→ Prompt: Return the lines from the one with "Write a Python" through the one with "ax = fig.add_axes([5", exactly as they appear and with no pictures.

** begin Stored rows **

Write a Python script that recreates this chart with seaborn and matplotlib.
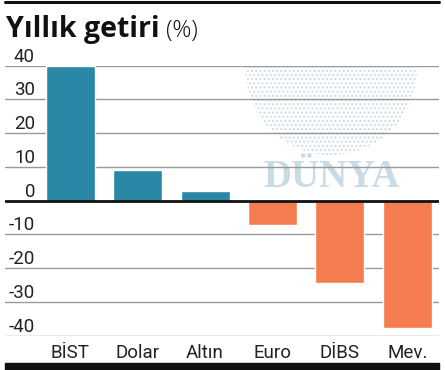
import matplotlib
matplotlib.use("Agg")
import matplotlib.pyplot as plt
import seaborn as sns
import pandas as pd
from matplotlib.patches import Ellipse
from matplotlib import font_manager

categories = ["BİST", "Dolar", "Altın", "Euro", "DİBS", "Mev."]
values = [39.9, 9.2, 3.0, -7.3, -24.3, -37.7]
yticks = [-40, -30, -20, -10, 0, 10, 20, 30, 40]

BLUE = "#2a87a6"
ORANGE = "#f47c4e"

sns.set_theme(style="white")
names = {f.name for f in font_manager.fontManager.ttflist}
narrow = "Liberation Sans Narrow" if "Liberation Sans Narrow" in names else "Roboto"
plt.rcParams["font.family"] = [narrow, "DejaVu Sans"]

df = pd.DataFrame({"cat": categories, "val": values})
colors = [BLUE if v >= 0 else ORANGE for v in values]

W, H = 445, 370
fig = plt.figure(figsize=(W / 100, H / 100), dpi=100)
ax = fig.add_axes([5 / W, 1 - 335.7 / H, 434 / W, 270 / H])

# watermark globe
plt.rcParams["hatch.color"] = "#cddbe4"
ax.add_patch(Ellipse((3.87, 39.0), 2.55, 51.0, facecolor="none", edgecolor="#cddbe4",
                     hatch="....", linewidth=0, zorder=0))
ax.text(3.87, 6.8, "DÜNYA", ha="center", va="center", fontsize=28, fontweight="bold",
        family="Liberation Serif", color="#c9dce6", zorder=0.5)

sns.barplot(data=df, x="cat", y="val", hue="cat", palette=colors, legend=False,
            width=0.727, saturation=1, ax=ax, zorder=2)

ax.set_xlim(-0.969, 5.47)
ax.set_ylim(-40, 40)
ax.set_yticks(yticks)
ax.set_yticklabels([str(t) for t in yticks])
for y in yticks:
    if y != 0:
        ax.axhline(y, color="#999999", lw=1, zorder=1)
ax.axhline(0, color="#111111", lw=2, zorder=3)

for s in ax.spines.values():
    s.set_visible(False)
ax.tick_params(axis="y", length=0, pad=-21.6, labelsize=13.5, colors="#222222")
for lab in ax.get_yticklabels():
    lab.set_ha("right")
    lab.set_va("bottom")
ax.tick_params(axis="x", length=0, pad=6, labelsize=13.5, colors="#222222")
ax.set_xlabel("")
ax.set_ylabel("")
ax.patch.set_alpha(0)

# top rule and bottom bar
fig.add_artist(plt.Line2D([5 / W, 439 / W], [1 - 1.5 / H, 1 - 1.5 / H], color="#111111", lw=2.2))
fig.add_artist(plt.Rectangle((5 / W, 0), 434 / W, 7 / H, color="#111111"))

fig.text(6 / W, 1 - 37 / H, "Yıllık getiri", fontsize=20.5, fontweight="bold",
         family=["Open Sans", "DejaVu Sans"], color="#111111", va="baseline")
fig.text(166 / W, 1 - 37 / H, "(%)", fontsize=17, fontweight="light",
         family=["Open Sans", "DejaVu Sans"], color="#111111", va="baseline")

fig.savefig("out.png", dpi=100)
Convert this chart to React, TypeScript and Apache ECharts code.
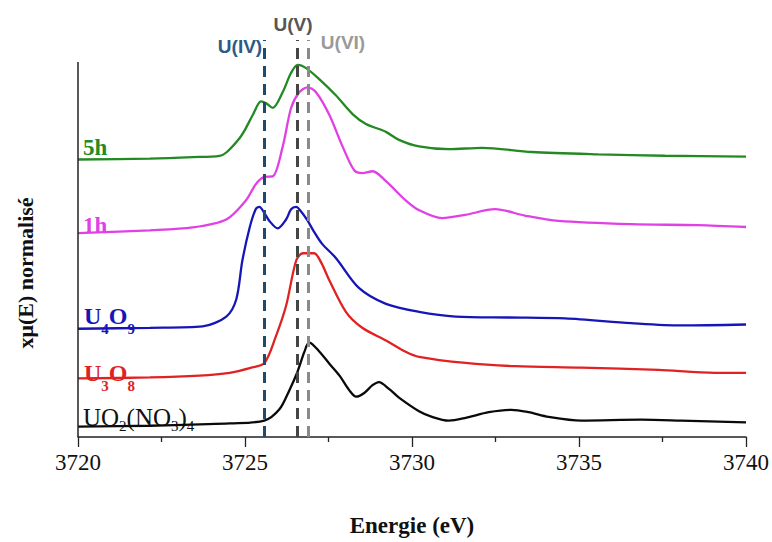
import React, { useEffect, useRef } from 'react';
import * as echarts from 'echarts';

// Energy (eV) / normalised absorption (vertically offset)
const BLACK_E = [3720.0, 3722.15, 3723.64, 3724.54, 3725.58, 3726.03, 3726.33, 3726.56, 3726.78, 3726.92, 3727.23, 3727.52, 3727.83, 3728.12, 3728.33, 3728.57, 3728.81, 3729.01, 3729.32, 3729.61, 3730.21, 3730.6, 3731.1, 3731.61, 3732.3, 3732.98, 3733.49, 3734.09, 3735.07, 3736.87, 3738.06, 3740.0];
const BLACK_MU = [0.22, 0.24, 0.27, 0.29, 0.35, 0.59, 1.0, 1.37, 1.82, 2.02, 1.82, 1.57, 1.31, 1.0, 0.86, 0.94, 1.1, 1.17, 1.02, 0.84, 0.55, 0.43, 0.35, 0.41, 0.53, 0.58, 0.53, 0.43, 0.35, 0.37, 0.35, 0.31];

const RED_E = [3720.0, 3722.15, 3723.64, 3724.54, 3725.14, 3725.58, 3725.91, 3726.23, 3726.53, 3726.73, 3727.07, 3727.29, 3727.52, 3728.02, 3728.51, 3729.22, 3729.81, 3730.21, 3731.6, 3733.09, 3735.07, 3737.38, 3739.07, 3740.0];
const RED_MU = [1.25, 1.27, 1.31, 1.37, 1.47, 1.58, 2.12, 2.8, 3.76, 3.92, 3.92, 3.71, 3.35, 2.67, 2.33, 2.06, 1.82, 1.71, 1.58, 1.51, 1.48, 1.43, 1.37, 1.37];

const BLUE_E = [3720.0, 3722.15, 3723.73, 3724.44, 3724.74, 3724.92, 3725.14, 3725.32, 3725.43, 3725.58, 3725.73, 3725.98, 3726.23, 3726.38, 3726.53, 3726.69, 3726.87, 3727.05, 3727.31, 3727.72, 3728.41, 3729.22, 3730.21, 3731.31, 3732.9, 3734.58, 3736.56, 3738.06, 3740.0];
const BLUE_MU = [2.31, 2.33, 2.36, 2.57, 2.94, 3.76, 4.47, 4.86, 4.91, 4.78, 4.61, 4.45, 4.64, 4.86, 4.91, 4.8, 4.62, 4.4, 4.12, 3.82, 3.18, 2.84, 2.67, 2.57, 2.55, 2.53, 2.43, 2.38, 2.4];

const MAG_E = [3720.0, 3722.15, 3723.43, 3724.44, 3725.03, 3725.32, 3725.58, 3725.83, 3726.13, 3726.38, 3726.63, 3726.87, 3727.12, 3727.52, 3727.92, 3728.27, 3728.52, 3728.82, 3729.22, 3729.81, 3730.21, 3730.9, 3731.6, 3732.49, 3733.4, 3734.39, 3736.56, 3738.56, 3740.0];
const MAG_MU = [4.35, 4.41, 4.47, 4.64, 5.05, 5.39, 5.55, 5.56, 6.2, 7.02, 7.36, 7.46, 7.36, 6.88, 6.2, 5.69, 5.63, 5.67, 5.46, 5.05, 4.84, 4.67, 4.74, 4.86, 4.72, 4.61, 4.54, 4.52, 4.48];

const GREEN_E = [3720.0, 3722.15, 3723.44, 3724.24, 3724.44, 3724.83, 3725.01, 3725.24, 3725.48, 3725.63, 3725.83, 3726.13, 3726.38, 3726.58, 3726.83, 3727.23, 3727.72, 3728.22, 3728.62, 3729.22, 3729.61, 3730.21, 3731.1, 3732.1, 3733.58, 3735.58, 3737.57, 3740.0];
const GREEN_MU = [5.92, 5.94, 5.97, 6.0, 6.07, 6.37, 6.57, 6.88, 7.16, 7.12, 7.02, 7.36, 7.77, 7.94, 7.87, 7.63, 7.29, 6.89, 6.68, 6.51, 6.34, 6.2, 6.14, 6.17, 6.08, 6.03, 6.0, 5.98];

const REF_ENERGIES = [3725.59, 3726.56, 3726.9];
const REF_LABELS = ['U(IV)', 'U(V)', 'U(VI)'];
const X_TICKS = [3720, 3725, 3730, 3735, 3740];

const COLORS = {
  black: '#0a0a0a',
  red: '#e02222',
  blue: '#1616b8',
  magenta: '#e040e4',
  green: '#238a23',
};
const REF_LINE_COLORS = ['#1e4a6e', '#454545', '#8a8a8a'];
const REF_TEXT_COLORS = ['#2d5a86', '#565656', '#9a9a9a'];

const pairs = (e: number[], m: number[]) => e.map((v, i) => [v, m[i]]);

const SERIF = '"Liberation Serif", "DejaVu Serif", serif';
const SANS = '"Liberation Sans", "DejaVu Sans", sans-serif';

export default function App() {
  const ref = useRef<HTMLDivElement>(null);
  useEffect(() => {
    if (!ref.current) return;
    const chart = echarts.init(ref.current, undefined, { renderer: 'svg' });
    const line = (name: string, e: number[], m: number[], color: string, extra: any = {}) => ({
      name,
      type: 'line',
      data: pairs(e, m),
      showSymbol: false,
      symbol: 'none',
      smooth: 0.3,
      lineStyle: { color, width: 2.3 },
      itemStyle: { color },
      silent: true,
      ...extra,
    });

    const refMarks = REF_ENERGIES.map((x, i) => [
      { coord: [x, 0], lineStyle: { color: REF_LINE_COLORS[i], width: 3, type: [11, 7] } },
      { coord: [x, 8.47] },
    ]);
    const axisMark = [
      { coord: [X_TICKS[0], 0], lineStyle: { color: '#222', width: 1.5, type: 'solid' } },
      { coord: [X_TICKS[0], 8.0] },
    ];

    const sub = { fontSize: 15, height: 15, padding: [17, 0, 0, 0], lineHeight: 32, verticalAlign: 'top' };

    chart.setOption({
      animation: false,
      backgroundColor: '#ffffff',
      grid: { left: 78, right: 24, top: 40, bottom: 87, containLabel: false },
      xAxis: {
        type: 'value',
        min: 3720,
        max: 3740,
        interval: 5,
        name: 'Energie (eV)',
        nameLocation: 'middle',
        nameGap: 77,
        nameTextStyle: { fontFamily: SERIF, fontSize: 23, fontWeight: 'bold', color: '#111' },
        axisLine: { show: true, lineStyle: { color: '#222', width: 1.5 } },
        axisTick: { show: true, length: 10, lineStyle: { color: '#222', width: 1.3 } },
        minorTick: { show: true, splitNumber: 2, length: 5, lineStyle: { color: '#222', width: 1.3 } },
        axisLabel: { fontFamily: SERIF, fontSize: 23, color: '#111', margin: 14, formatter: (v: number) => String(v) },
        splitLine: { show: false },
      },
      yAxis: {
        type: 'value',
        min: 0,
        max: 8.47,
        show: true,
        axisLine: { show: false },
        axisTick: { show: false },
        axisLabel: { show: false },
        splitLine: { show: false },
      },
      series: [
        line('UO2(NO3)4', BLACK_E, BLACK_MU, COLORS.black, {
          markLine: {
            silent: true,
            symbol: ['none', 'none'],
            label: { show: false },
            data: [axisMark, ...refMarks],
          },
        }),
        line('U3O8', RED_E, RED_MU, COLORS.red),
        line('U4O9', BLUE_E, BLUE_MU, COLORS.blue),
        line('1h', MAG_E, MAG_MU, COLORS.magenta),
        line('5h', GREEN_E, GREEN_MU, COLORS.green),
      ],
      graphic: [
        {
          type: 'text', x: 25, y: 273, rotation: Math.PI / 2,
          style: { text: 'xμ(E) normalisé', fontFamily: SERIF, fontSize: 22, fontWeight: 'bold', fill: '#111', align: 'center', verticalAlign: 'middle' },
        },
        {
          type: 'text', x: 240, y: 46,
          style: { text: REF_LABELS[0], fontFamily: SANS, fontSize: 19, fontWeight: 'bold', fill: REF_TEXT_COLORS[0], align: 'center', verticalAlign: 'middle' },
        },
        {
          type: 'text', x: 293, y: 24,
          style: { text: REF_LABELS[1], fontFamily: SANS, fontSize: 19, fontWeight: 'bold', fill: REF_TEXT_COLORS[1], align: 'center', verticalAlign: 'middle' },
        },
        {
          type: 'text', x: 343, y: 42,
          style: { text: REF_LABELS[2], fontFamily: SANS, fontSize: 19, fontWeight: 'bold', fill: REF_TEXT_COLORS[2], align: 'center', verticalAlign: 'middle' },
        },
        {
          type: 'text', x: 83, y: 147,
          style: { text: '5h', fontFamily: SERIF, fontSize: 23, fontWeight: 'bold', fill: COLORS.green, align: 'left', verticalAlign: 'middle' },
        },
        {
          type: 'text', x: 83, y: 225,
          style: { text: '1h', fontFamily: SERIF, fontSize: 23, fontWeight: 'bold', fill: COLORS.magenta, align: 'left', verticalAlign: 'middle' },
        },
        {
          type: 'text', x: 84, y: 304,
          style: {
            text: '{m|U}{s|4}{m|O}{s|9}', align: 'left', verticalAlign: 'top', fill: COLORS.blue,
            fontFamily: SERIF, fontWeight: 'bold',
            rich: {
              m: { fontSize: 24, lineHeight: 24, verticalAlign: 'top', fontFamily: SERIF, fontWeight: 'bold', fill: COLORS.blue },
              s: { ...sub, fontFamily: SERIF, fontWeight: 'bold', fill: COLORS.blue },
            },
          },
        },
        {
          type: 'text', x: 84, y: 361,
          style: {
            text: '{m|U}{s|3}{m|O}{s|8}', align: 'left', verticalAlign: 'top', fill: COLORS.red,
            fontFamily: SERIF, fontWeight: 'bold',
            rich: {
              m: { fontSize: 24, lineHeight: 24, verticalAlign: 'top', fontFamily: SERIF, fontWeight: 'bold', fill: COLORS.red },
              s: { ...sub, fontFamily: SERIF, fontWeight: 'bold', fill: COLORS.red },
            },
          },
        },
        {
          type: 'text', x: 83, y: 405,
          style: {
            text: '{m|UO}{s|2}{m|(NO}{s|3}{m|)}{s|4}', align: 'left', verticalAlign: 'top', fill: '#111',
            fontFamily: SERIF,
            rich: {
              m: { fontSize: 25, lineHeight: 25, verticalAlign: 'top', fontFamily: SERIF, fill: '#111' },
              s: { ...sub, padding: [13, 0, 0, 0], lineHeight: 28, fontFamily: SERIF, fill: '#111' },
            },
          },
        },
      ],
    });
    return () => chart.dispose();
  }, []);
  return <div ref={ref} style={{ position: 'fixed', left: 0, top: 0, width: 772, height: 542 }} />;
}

** end Stored rows **
** begin Stored rows **

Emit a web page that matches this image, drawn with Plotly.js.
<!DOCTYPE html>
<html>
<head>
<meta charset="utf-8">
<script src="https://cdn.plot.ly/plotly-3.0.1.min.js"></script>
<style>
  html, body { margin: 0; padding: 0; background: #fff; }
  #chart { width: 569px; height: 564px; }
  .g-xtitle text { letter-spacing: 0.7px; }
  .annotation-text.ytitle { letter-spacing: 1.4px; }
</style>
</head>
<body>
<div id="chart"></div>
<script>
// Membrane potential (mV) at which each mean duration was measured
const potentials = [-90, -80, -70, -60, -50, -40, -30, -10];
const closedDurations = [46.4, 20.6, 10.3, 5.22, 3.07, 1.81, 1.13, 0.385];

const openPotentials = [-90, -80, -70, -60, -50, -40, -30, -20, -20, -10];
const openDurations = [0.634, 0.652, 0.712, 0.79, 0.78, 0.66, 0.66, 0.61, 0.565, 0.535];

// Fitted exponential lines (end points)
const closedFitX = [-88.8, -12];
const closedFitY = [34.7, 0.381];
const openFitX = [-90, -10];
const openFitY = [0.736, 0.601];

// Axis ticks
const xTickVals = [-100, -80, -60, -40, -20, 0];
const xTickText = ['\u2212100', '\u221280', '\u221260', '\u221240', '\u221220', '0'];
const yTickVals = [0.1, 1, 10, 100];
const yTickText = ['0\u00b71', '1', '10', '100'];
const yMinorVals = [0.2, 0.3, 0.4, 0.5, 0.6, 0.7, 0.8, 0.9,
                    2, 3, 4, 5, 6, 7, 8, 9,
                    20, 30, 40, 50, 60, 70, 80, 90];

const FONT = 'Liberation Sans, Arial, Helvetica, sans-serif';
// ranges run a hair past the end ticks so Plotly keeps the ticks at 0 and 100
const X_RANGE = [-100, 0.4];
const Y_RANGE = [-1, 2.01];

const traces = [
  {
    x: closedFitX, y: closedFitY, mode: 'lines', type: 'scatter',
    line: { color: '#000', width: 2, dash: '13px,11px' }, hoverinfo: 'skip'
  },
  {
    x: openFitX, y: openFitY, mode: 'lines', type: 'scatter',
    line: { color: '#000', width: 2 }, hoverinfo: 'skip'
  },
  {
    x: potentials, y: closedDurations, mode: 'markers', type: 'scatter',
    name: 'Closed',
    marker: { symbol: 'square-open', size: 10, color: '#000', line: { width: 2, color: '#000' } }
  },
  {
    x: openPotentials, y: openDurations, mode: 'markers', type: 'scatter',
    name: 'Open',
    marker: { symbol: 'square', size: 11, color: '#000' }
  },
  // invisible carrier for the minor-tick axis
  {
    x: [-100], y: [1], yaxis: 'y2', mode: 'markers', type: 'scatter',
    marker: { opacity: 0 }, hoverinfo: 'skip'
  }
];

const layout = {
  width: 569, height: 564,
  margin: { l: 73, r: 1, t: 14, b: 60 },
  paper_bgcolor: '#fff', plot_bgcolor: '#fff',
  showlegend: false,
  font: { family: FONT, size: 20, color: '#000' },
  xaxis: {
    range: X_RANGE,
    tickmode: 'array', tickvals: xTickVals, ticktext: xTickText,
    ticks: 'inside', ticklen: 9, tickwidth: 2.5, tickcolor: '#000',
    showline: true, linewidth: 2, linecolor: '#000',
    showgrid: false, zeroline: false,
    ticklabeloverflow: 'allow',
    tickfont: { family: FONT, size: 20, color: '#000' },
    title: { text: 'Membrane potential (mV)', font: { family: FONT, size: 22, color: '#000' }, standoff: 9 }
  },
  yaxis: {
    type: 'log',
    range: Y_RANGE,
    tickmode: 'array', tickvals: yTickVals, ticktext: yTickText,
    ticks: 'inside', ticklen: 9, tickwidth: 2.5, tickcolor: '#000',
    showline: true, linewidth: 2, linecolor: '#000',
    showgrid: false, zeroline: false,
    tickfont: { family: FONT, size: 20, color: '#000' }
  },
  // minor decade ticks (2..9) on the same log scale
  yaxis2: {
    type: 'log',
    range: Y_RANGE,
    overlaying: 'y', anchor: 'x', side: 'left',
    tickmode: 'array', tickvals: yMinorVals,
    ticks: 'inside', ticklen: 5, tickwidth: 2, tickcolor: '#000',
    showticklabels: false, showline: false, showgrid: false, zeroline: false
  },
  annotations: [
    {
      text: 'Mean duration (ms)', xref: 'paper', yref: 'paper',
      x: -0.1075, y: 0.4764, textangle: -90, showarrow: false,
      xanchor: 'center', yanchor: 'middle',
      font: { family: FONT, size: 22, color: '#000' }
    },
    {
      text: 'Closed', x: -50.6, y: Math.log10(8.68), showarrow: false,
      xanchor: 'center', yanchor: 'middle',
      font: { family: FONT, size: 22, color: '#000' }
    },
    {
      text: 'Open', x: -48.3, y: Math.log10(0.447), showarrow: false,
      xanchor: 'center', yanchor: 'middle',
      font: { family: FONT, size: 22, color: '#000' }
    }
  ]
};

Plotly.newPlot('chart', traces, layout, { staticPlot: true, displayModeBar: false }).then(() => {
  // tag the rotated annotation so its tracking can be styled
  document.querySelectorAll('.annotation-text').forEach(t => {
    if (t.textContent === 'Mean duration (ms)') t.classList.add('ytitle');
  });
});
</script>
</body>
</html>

** end Stored rows **

→ The response:
Write a Python script that recreates this chart with seaborn and matplotlib.
import matplotlib
matplotlib.use("Agg")
import matplotlib.pyplot as plt
import seaborn as sns
import pandas as pd
from matplotlib.patches import Ellipse
from matplotlib import font_manager

categories = ["BİST", "Dolar", "Altın", "Euro", "DİBS", "Mev."]
values = [39.9, 9.2, 3.0, -7.3, -24.3, -37.7]
yticks = [-40, -30, -20, -10, 0, 10, 20, 30, 40]

BLUE = "#2a87a6"
ORANGE = "#f47c4e"

sns.set_theme(style="white")
names = {f.name for f in font_manager.fontManager.ttflist}
narrow = "Liberation Sans Narrow" if "Liberation Sans Narrow" in names else "Roboto"
plt.rcParams["font.family"] = [narrow, "DejaVu Sans"]

df = pd.DataFrame({"cat": categories, "val": values})
colors = [BLUE if v >= 0 else ORANGE for v in values]

W, H = 445, 370
fig = plt.figure(figsize=(W / 100, H / 100), dpi=100)
ax = fig.add_axes([5 / W, 1 - 335.7 / H, 434 / W, 270 / H])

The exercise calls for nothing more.